CVs usually begin with the Education section, regardless of experience. Your education should come first if you have veered off your original career path and that path is now taking you back to the career in which you originally received your degree. If you have gone back to college and have completed coursework towards your targeting career goal, again, place your education information first. Be sure to include this information and highlight your transferable skills in your Professional Experience section. For more information on this, see the movie called "Switching Career Paths." What if your degree is incomplete? If you have never completed your degree, list the number of credits completed or the type of study undertaken. Take a look at this example.

1998 - 2002, Sam Houston State University, completed 90 credit hours towards a BS in computer science. Some people might ask, should I include my high school information? Well, if you have just graduated from high school and have no college information, go ahead and include your high school info. If you have any college credits completed or if you have a college degree, leave off the high school information and include the new college info. Should you include your GPA? You can include your GPA if it's very impressive.

Some say 3.0 while others say 3.4 or above. If your major GPA is higher than the cumulative GPA, include it instead. The further away you move from graduation and your bank of experience begins to outweigh your educational experience, your GPA becomes less and less important and can eventually just be removed. Recent graduates should go heavy on the details. You need to include the college name and graduation year, degree major and minor, GPA--but only if it's exceptional-- coursework, and honors, thesis, research projects, internships, studies abroad, graduating Summa Cum Laude, hold a high lass rank such as 4th of 652.
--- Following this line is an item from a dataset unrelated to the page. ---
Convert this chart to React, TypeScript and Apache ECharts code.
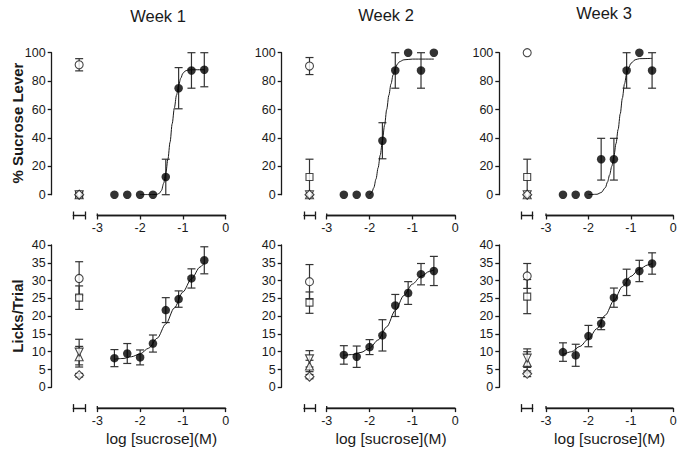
import React, { useEffect, useRef } from "react";
import * as echarts from "echarts";

// ---------- data ----------
const WEEKS = ["Week 1", "Week 2", "Week 3"];
const ROW_NAMES = ["% Sucrose Lever", "Licks/Trial"];
const X_TICKS = [-3, -2, -1, 0];
const LOG_SUCROSE = [-2.6, -2.3, -2.0, -1.7, -1.4, -1.1, -0.8, -0.5];

const W1_LEVER = [0, 0, 0, 0, 12.5, 75, 87.5, 88];
const W1_LEVER_SEM = [0, 0, 0, 0, 12.5, 14.5, 12.5, 12];
const W2_LEVER = [0, 0, 0, 38, 87.5, 100, 87.5, 100];
const W2_LEVER_SEM = [0, 0, 0, 12.7, 12.5, 0, 12.5, 0];
const W3_LEVER = [0, 0, 0, 25, 25, 87.5, 100, 87.5];
const W3_LEVER_SEM = [0, 0, 0, 14.7, 14.7, 12.5, 0, 12.5];

const W1_LICKS = [8.2, 9.5, 8.4, 12.3, 21.7, 24.8, 30.6, 35.7];
const W1_LICKS_SEM = [2.4, 2.8, 2.1, 2.4, 3.5, 2.3, 2.7, 3.8];
const W2_LICKS = [9.1, 8.6, 11.3, 14.6, 23.0, 26.5, 31.8, 32.7];
const W2_LICKS_SEM = [2.6, 3.0, 2.1, 4.4, 3.1, 3.2, 3.0, 4.1];
const W3_LICKS = [9.9, 9.0, 14.4, 17.9, 25.2, 29.5, 32.7, 34.8];
const W3_LICKS_SEM = [2.6, 3.1, 3.0, 1.7, 2.7, 3.7, 3.0, 3.0];

// controls: circle, square, triangle up, triangle down, diamond
const W1_LEVER_CTRL = [91.5, 0, 0, 0, 0];
const W1_LEVER_CTRL_SEM = [4.3, 0, 0, 0, 0];
const W2_LEVER_CTRL = [90.6, 12.5, 0, 0, 0];
const W2_LEVER_CTRL_SEM = [6, 12.5, 0, 0, 0];
const W3_LEVER_CTRL = [100, 12.5, 0, 0, 0];
const W3_LEVER_CTRL_SEM = [0, 12.5, 0, 0, 0];
const W1_LICKS_CTRL = [30.6, 25.2, 8.6, 9.9, 3.4];
const W1_LICKS_CTRL_SEM = [4.7, 3.3, 2.9, 3.6, 0.5];
const W2_LICKS_CTRL = [29.7, 23.8, 6.0, 8.0, 3.0];
const W2_LICKS_CTRL_SEM = [4.8, 3.0, 1.6, 2.3, 0.6];
const W3_LICKS_CTRL = [31.3, 25.5, 7.0, 8.2, 3.8];
const W3_LICKS_CTRL_SEM = [3.5, 4.8, 3.0, 2.6, 0.8];

// fitted curves: [log M, value]
const W1_LEVER_FIT = [[-2.0, 0], [-1.7, 0], [-1.6, 0.3], [-1.55, 1], [-1.5, 3], [-1.45, 8], [-1.4, 15], [-1.35, 25], [-1.3, 37], [-1.25, 50], [-1.2, 61], [-1.15, 70], [-1.1, 77], [-1.05, 82], [-1.0, 85.5], [-0.95, 87], [-0.9, 87.7], [-0.8, 88], [-0.5, 88]];
const W2_LEVER_FIT = [[-2.0, 0], [-1.95, 1.5], [-1.9, 5], [-1.85, 11], [-1.8, 19], [-1.75, 28], [-1.7, 38], [-1.65, 49], [-1.6, 60], [-1.55, 70], [-1.5, 78], [-1.45, 84.5], [-1.4, 89], [-1.35, 92], [-1.3, 93.7], [-1.2, 95], [-1.0, 95.5], [-0.5, 95.5]];
const W3_LEVER_FIT = [[-2.0, 0], [-1.8, 0.3], [-1.7, 1.5], [-1.6, 5], [-1.55, 9], [-1.5, 14], [-1.45, 20], [-1.4, 27], [-1.35, 36], [-1.3, 46], [-1.25, 57], [-1.2, 68], [-1.15, 78], [-1.1, 85], [-1.05, 89.5], [-1.0, 92.5], [-0.9, 95], [-0.8, 95.8], [-0.5, 96]];
const W1_LICKS_FIT = [[-2.6, 7.9], [-2.4, 8.1], [-2.2, 8.6], [-2.0, 9.4], [-1.8, 11.0], [-1.6, 13.8], [-1.4, 17.8], [-1.2, 22.3], [-1.0, 26.8], [-0.8, 30.5], [-0.6, 33.8], [-0.5, 35.0]];
const W2_LICKS_FIT = [[-2.6, 9.0], [-2.4, 9.2], [-2.2, 9.8], [-2.0, 11.0], [-1.8, 13.3], [-1.6, 17.0], [-1.4, 21.6], [-1.2, 25.8], [-1.0, 29.0], [-0.8, 31.2], [-0.6, 32.6], [-0.5, 33.0]];
const W3_LICKS_FIT = [[-2.6, 9.2], [-2.4, 10.0], [-2.2, 11.5], [-2.0, 13.6], [-1.8, 16.5], [-1.6, 20.3], [-1.4, 24.4], [-1.2, 28.3], [-1.0, 31.2], [-0.8, 33.2], [-0.6, 34.4], [-0.5, 34.8]];

const Y_MAX = [100, 40];
const Y_INTERVAL = [20, 5];

// ---------- styles / layout ----------
const FONT = "'Liberation Sans', Arial, Helvetica, sans-serif";
const INK = "#1a1a1a";
const AXIS_W = 1.3;
const CTRL_SYMBOLS = [
  { symbol: "circle", size: 8, rotate: 0 },
  { symbol: "rect", size: 7, rotate: 0 },
  { symbol: "triangle", size: 8, rotate: 0 },
  { symbol: "triangle", size: 8, rotate: 180 },
  { symbol: "diamond", size: 9, rotate: 0 },
];
const COLS = [
  { yAxisX: 51.7, ctrlL: 73.3, ctrlR: 85, mainL: 97.3, mainR: 225.7 },
  { yAxisX: 281.7, ctrlL: 304, ctrlR: 315, mainL: 326.7, mainR: 455.3 },
  { yAxisX: 499.3, ctrlL: 521.7, ctrlR: 532.7, mainL: 546, mainR: 673.3 },
];
const ROWS = [
  { top: 52.7, bottom: 194.7 },
  { top: 245, bottom: 387.3 },
];
const X_OFFSET = 20.8;
const TITLE_POS = [
  { x: 158, y: 16 },
  { x: 386, y: 15 },
  { x: 604, y: 13 },
];

const TABLE = [
  [
    { mean: W1_LEVER, sem: W1_LEVER_SEM, ctrl: W1_LEVER_CTRL, ctrlSem: W1_LEVER_CTRL_SEM, fit: W1_LEVER_FIT },
    { mean: W2_LEVER, sem: W2_LEVER_SEM, ctrl: W2_LEVER_CTRL, ctrlSem: W2_LEVER_CTRL_SEM, fit: W2_LEVER_FIT },
    { mean: W3_LEVER, sem: W3_LEVER_SEM, ctrl: W3_LEVER_CTRL, ctrlSem: W3_LEVER_CTRL_SEM, fit: W3_LEVER_FIT },
  ],
  [
    { mean: W1_LICKS, sem: W1_LICKS_SEM, ctrl: W1_LICKS_CTRL, ctrlSem: W1_LICKS_CTRL_SEM, fit: W1_LICKS_FIT },
    { mean: W2_LICKS, sem: W2_LICKS_SEM, ctrl: W2_LICKS_CTRL, ctrlSem: W2_LICKS_CTRL_SEM, fit: W2_LICKS_FIT },
    { mean: W3_LICKS, sem: W3_LICKS_SEM, ctrl: W3_LICKS_CTRL, ctrlSem: W3_LICKS_CTRL_SEM, fit: W3_LICKS_FIT },
  ],
];

function errRender(params: any, api: any) {
  const x = api.value(0);
  const y = api.value(1);
  const e = api.value(2);
  if (!e) return { type: "group", children: [] };
  const top = api.coord([x, y + e]);
  const bot = api.coord([x, y - e]);
  const hw = 4;
  const style = { stroke: "#333", lineWidth: 1.2 };
  return {
    type: "group",
    children: [
      { type: "line", shape: { x1: top[0], y1: top[1], x2: bot[0], y2: bot[1] }, style },
      { type: "line", shape: { x1: top[0] - hw, y1: top[1], x2: top[0] + hw, y2: top[1] }, style },
      { type: "line", shape: { x1: bot[0] - hw, y1: bot[1], x2: bot[0] + hw, y2: bot[1] }, style },
    ],
  };
}

const MAIN_AXES: { x: number; y: number }[] = [];

function buildOption() {
  const grid: any[] = [];
  const xAxis: any[] = [];
  const yAxis: any[] = [];
  const series: any[] = [];
  const mkLine = () => ({ show: true, onZero: false, lineStyle: { color: INK, width: AXIS_W } });
  const mkTick = (extra: any = {}) => ({ show: true, length: 4, lineStyle: { color: INK, width: AXIS_W }, ...extra });
  MAIN_AXES.length = 0;

  ROWS.forEach((row, r) => {
    COLS.forEach((col, c) => {
      const d = TABLE[r][c];
      const h = row.bottom - row.top;
      const gCtrl = grid.length;
      grid.push({ left: col.ctrlL, top: row.top, width: col.ctrlR - col.ctrlL, height: h, outerBoundsMode: "none", containLabel: false });
      const gMain = grid.length;
      grid.push({ left: col.mainL, top: row.top, width: col.mainR - col.mainL, height: h, outerBoundsMode: "none", containLabel: false });

      const xCtrl = xAxis.length;
      xAxis.push({
        gridIndex: gCtrl, type: "category", data: ["ctrl"], boundaryGap: true, position: "bottom", offset: X_OFFSET,
        axisLine: mkLine(), axisTick: mkTick({ interval: 0 }), axisLabel: { show: false },
      });
      xAxis.push({
        gridIndex: gCtrl, type: "category", data: ["ctrl"], boundaryGap: true, position: "bottom", offset: X_OFFSET,
        axisLine: { show: false, onZero: false }, axisTick: mkTick({ interval: 0, inside: true }), axisLabel: { show: false },
      });
      const xMain = xAxis.length;
      xAxis.push({
        gridIndex: gMain, type: "value", min: X_TICKS[0], max: X_TICKS[X_TICKS.length - 1], interval: 1, position: "bottom", offset: X_OFFSET,
        axisLine: mkLine(), axisTick: mkTick(),
        axisLabel: { color: INK, fontSize: 12.5, fontFamily: FONT, margin: 6 },
        splitLine: { show: false },
        name: r === 1 ? "log [sucrose](M)" : "", nameLocation: "middle", nameGap: 22,
        nameTextStyle: { color: INK, fontSize: 15.5, fontFamily: FONT },
      });

      const yCtrl = yAxis.length;
      yAxis.push({
        gridIndex: gCtrl, type: "value", min: 0, max: Y_MAX[r], interval: Y_INTERVAL[r], position: "left", offset: col.ctrlL - col.yAxisX,
        axisLine: mkLine(), axisTick: mkTick(),
        axisLabel: { color: INK, fontSize: 12.5, fontFamily: FONT, margin: 6 },
        splitLine: { show: false },
      });
      const yMain = yAxis.length;
      yAxis.push({
        gridIndex: gMain, type: "value", min: 0, max: Y_MAX[r], show: true,
        axisLine: { show: false, onZero: false }, axisTick: { show: false }, axisLabel: { show: false }, splitLine: { show: false },
      });
      MAIN_AXES.push({ x: xMain, y: yMain });

      series.push({
        type: "custom", xAxisIndex: xCtrl, yAxisIndex: yCtrl, renderItem: errRender, z: 2, clip: false,
        data: d.ctrl.map((v: number, i: number) => [0, v, d.ctrlSem[i]]),
      });
      series.push({
        type: "scatter", xAxisIndex: xCtrl, yAxisIndex: yCtrl, z: 4,
        data: d.ctrl.map((v: number, i: number) => ({
          value: [0, v], symbol: CTRL_SYMBOLS[i].symbol, symbolSize: CTRL_SYMBOLS[i].size, symbolRotate: CTRL_SYMBOLS[i].rotate,
        })),
        itemStyle: { color: "#ffffff", borderColor: INK, borderWidth: 1.1 },
      });
      series.push({
        type: "custom", xAxisIndex: xMain, yAxisIndex: yMain, renderItem: errRender, z: 2, clip: false,
        data: LOG_SUCROSE.map((x, i) => [x, d.mean[i], d.sem[i]]),
      });
      series.push({
        type: "line", xAxisIndex: xMain, yAxisIndex: yMain, z: 3, data: d.fit, showSymbol: false, symbol: "none",
        smooth: 0.3, smoothMonotone: "x", lineStyle: { color: INK, width: 1 },
      });
      series.push({
        type: "scatter", xAxisIndex: xMain, yAxisIndex: yMain, z: 4, symbol: "circle", symbolSize: 8.5,
        data: LOG_SUCROSE.map((x, i) => [x, d.mean[i]]),
        itemStyle: { color: "#000" },
      });
    });
  });

  const graphic: any[] = [];
  WEEKS.forEach((w, i) => {
    graphic.push({
      id: `title${i}`, type: "text", x: TITLE_POS[i].x, y: TITLE_POS[i].y,
      style: { text: w, fill: INK, font: `16.5px ${FONT}`, textAlign: "center", textVerticalAlign: "middle" },
    });
  });
  const rowCenters = [123, 316];
  ROW_NAMES.forEach((n, i) => {
    graphic.push({
      id: `rowname${i}`, type: "text", x: 17, y: rowCenters[i], rotation: Math.PI / 2,
      style: { text: n, fill: INK, font: `bold 15px ${FONT}`, textAlign: "center", textVerticalAlign: "middle" },
    });
  });

  return { animation: false, backgroundColor: "#ffffff", grid, xAxis, yAxis, series, graphic };
}

export default function App() {
  const ref = useRef<HTMLDivElement>(null);
  useEffect(() => {
    if (!ref.current) return;
    const chart = echarts.init(ref.current, null, { renderer: "svg" });
    const option: any = buildOption();
    chart.setOption(option);
    // concentration-axis baselines, positioned through the axes' own scales
    const extra: any[] = [];
    MAIN_AXES.forEach((ax, i) => {
      const a = chart.convertToPixel({ xAxisIndex: ax.x, yAxisIndex: ax.y } as any, [X_TICKS[0], 0]) as any;
      const b = chart.convertToPixel({ xAxisIndex: ax.x, yAxisIndex: ax.y } as any, [X_TICKS[X_TICKS.length - 1], 0]) as any;
      if (!a || !b) return;
      const y = a[1] + X_OFFSET;
      extra.push({
        id: `base${i}`, type: "line", z: 50, silent: true,
        shape: { x1: a[0], y1: y, x2: b[0], y2: y }, style: { stroke: INK, lineWidth: AXIS_W },
      });
      extra.push({
        id: `basecap${i}`, type: "line", z: 50, silent: true,
        shape: { x1: a[0], y1: y - 2, x2: a[0], y2: y }, style: { stroke: INK, lineWidth: AXIS_W },
      });
    });
    chart.setOption({ graphic: [...option.graphic, ...extra] });
    return () => chart.dispose();
  }, []);
  return <div ref={ref} style={{ position: "fixed", left: 0, top: 0, width: 683, height: 454, background: "#fff" }} />;
}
Graduates a few years distance from school should begin paring down on the details. Start concentrating on your professional experience and your accomplishments. Those with experience should include their college degree of course, but only add additional information that is relevant to your target career, such as licenses, credentials, certificates, vocational training, continuing education, seminars, and things such as these. Rule of thumb: when writing your resume, the most essential information comes first.

For example, if having your MBA is important in your career field, don't bury it at the end of your resume. Now, it's the time to put your education to work for you.